Enfin, pour finir sur cette remarque : « On accorde j’imagine pas le même soin / attente / budget à traduire du Hemingway qu’un livret notice de machine à laver. »

On n’y accorde peut-être pas le même soin ? On n’a peut-être pas les mêmes attentes ? Peut-être… Cela dit, il ne faut pas sous-estimer la traduction de notices techniques : ce n’est pas un exercice très rigolo ni très glamour, mais en revanche, c’est tout un art. Traduire le mode d’emploi d’un objet qu’on n’a pas sous les yeux, donner des explications claires et sans ambiguïté pour l’utilisateur lambda, trouver des dénominations parlantes pour tous les bitoniaux, boutons, touches, molettes & co. qu’il faut bien différencier tout au long de la notice, le tout, en gardant à l’esprit qu’on est quand même parfois un peu responsable de la sécurité dudit utilisateur (peut-être pas dans le cas d’une machine à laver, mais plus sûrement dans celui d’une tronçonneuse), c’est moins évident qu’il n’y paraît (c’est la raison pour laquelle, d’ailleurs, on s’arrache les cheveux ou on pique des fous rires – c’est selon – quand on tombe sur une notice dont la traduction a visiblement été bâclée ; par ailleurs, on peut jeter un coup d’œil au site Engrish, qui offre de bonnes tranches de rigolade dans ce domaine).

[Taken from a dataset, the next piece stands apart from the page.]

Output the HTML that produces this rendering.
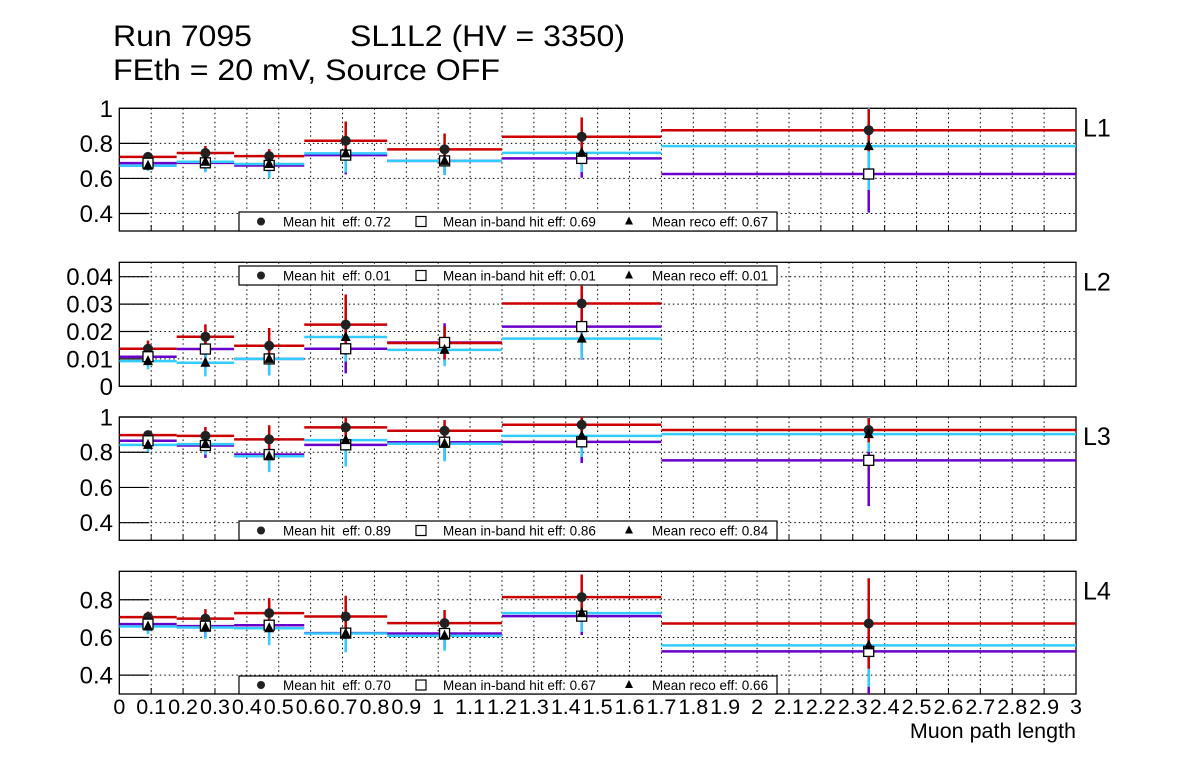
<!DOCTYPE html>
<html><head><meta charset="utf-8">
<style>
html,body{margin:0;padding:0;background:#fff;}
svg{display:block;font-family:"Liberation Sans",Arial,sans-serif;}
text{white-space:pre;}
</style></head>
<body>
<svg id="c" width="1196" height="772" viewBox="0 0 1196 772" xmlns="http://www.w3.org/2000/svg">
<text x="113" y="46" font-size="30" textLength="139" lengthAdjust="spacingAndGlyphs">Run 7095</text>
<text x="350" y="46" font-size="30" textLength="275" lengthAdjust="spacingAndGlyphs">SL1L2 (HV = 3350)</text>
<text x="113" y="80" font-size="30" textLength="387" lengthAdjust="spacingAndGlyphs">FEth = 20 mV, Source OFF</text>
<text x="1076" y="738" font-size="21.5" text-anchor="end">Muon path length</text>
</svg>
<script>
const binEdges = [0, 0.18, 0.36, 0.58, 0.84, 1.20, 1.70, 3.0];
const layerNames = ["L1","L2","L3","L4"];
// hit efficiency (red, circle)
const hitVals = [
 [0.723,0.745,0.727,0.815,0.766,0.838,0.875],
 [0.0137,0.0181,0.0148,0.0225,0.0158,0.0302,null],
 [0.897,0.893,0.873,0.941,0.922,0.956,0.926],
 [0.708,0.700,0.729,0.711,0.676,0.814,0.674]];
const hitErrs = [
 [0.02,0.04,0.04,0.11,0.09,0.11,0.12],
 [0.003,0.0045,0.0065,0.011,0.006,0.0065,0],
 [0.02,0.05,0.08,0.07,0.06,0.05,0.07],
 [0.03,0.05,0.08,0.11,0.07,0.12,0.24]];
// in-band hit efficiency (purple line, open square)
const inbandVals = [
 [0.687,0.689,0.674,0.733,0.700,0.714,0.625],
 [0.0108,0.0136,0.0100,0.0137,0.0160,0.0218,null],
 [0.865,0.838,0.787,0.842,0.857,0.859,0.754],
 [0.671,0.660,0.665,0.623,0.621,0.713,0.526]];
const inbandErrs = [
 [0.03,0.05,0.06,0.11,0.08,0.11,0.22],
 [0.003,0.007,0.006,0.009,0.007,0.012,0],
 [0.03,0.07,0.09,0.12,0.1,0.12,0.26],
 [0.04,0.06,0.08,0.1,0.08,0.1,0.23]];
// reco efficiency (cyan line, triangle)
const recoVals = [
 [0.672,0.695,0.682,0.743,0.700,0.746,0.784],
 [0.0092,0.0086,0.0100,0.0180,0.0133,0.0174,null],
 [0.842,0.846,0.777,0.869,0.848,0.893,0.903],
 [0.658,0.653,0.649,0.621,0.609,0.729,0.558]];
const recoErrs = [
 [0.03,0.06,0.08,0.11,0.08,0.11,0.25],
 [0.003,0.005,0.006,0.009,0.006,0.0075,0],
 [0.04,0.06,0.09,0.15,0.1,0.12,0.1],
 [0.04,0.06,0.09,0.1,0.08,0.1,0.22]];
const legendHit = ["0.72","0.01","0.89","0.70"];
const legendInband = ["0.69","0.01","0.86","0.67"];
const legendReco = ["0.67","0.01","0.84","0.66"];
const yTicks = [[0.4,0.6,0.8,1],[0,0.01,0.02,0.03,0.04],[0.4,0.6,0.8,1],[0.4,0.6,0.8]];
const yTickLabels = [["0.4","0.6","0.8","1"],["0","0.01","0.02","0.03","0.04"],["0.4","0.6","0.8","1"],["0.4","0.6","0.8"]];
const yRanges = [[0.3,1.0],[0,0.04526],[0.3,1.0],[0.3,0.951]];
const xTickLabels = ["0","0.1","0.2","0.3","0.4","0.5","0.6","0.7","0.8","0.9","1","1.1","1.2","1.3","1.4","1.5","1.6","1.7","1.8","1.9","2","2.1","2.2","2.3","2.4","2.5","2.6","2.7","2.8","2.9","3"];

const frames = [[108.3,231],[262.3,386.3],[417,540.3],[571.3,694]];
const legendY = [[212,231],[266,285],[521,540],[676,694]];
const X0=119.3, X1=1076;
const NS="http://www.w3.org/2000/svg";
const svg=document.getElementById('c');
function mk(tag,attrs,parent){const e=document.createElementNS(NS,tag);for(const k in attrs)e.setAttribute(k,attrs[k]);(parent||svg).appendChild(e);return e;}
function xs(v){return X0+(v/3)*(X1-X0);}

for(let p=0;p<4;p++){
  const [top,bot]=frames[p];const [ymin,ymax]=yRanges[p];
  const ys=v=>bot-(v-ymin)/(ymax-ymin)*(bot-top);
  const g=mk('g',{});
  
  
  for(let i=1;i<30;i++){const x=xs(i*0.1);
    const l=mk('line',{x1:x,x2:x,y1:top,y2:bot,stroke:'#000','stroke-width':1,'stroke-dasharray':'1.5,3'},g);
    
    
    mk('line',{x1:x,x2:x,y1:bot,y2:bot-6,stroke:'#000','stroke-width':1},g);
  }
  yTicks[p].forEach((t,i)=>{const y=ys(t);
    const l=mk('line',{x1:X0,x2:X1,y1:y,y2:y,stroke:'#000','stroke-width':1,'stroke-dasharray':'1.5,3'},g);
    
    
    mk('line',{x1:X0,x2:X0+30,y1:y,y2:y,stroke:'#000','stroke-width':1.2},g);
    const tx=mk('text',{x:113,y:y+8.5,'font-size':24,'text-anchor':'end'},g);
    tx.textContent=yTickLabels[p][i];
    
    
  });
  const fr=mk('rect',{x:X0,y:top,width:X1-X0,height:bot-top,fill:'none',stroke:'#000','stroke-width':1.3},g);
  
  
  const lab=mk('text',{x:1083,y:top+28,'font-size':25},g);
  lab.textContent=layerNames[p];
  
  
  const clipId='clip'+p;
  const cp=mk('clipPath',{id:clipId},g);mk('rect',{x:X0,y:top,width:X1-X0,height:bot-top},cp);
  const dg=mk('g',{'clip-path':'url(#'+clipId+')'},g);
  const series=[[inbandVals,inbandErrs,'#6a00cc'],[recoVals,recoErrs,'#33ccff'],[hitVals,hitErrs,'#cc0000']];
  series.forEach(([vals,errs,col])=>{
    for(let b=0;b<7;b++){const v=vals[p][b];if(v===null)continue;
      const l=mk('line',{x1:xs(binEdges[b]),x2:xs(binEdges[b+1]),y1:ys(v),y2:ys(v),stroke:col,'stroke-width':2.5},dg);
      
      
    }
  });
  series.forEach(([vals,errs,col])=>{
    for(let b=0;b<7;b++){const v=vals[p][b];if(v===null)continue;
      const cx=xs((binEdges[b]+binEdges[b+1])/2),e=errs[p][b];
      const l=mk('line',{x1:cx,x2:cx,y1:ys(v+e),y2:ys(v-e),stroke:col,'stroke-width':2.5},dg);
      
      
    }
  });
  for(let b=0;b<7;b++){
    const cx=xs((binEdges[b]+binEdges[b+1])/2);
    if(hitVals[p][b]!==null){
      const c=mk('circle',{cx:cx,cy:ys(hitVals[p][b]),r:5,fill:'#222'},dg);
      
      
    }
    if(inbandVals[p][b]!==null){const y=ys(inbandVals[p][b]);
      const s=mk('rect',{x:cx-5,y:y-5,width:10,height:10,fill:'#fff',stroke:'#000','stroke-width':1.3},dg);
      
      
    }
    if(recoVals[p][b]!==null){const y=ys(recoVals[p][b]);
      const t=mk('polygon',{points:`${cx},${y-6} ${cx-5},${y+4} ${cx+5},${y+4}`,fill:'#000'},dg);
      
      
    }
  }
  const [ly0,ly1]=legendY[p];const lc=(ly0+ly1)/2;
  const lgg=mk('g',{},g);
  
  
  mk('rect',{x:239,y:ly0,width:538,height:ly1-ly0,fill:'#fff',stroke:'#000','stroke-width':1.2},lgg);
  mk('circle',{cx:261,cy:lc,r:4,fill:'#222'},lgg);
  mk('rect',{x:416,y:lc-5,width:10,height:10,fill:'#fff',stroke:'#000','stroke-width':1.2},lgg);
  mk('polygon',{points:`${629},${lc-5} ${625},${lc+3} ${633},${lc+3}`,fill:'#000'},lgg);
  const t1=mk('text',{x:283,y:lc+5,'font-size':13.5},lgg);t1.textContent='Mean hit  eff: '+legendHit[p];
  
  
  const t2=mk('text',{x:443,y:lc+5,'font-size':13.5},lgg);t2.textContent='Mean in-band hit eff: '+legendInband[p];
  
  
  const t3=mk('text',{x:652,y:lc+5,'font-size':13.5},lgg);t3.textContent='Mean reco eff: '+legendReco[p];
  
  
}
xTickLabels.forEach((s,i)=>{
  const t=mk('text',{x:xs(i*0.1),y:714,'font-size':21.5,'text-anchor':'middle'});
  t.textContent=s;
  
  
});
</script>
</body></html>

On n’y consacre peut-être pas le même budget ? Contrairement aux idées reçues, la traduction technique est parfois mieux payée que la traduction littéraire, domaine où les tarifs ne sont vraiment pas mirobolants malgré l’énorme travail que l’on attend des traducteurs. Une comparaison réalisée sur le tarif au mot peut déjà révéler un écart en faveur de la notice de machine à laver ; ramené à l’heure de travail, je suis prête à parier que l’écart devient dans la plupart des cas un fossé, au vu du temps nécessaire pour restituer toute la richesse et toutes les subtilités d’un auteur étranger. C’est malheureux, mais c’est un fait : un appareil électro-ménager vendu à plusieurs centaines de milliers d’exemplaires rapporte nettement plus que les ventes de la Pléiade… La traduction de grandes oeuvres prestigieuses, je ne sais pas si ça eût payé, mais ce qui est certain, c’est qu’Hemingway ne nourrit plus son traducteur, de nos jours.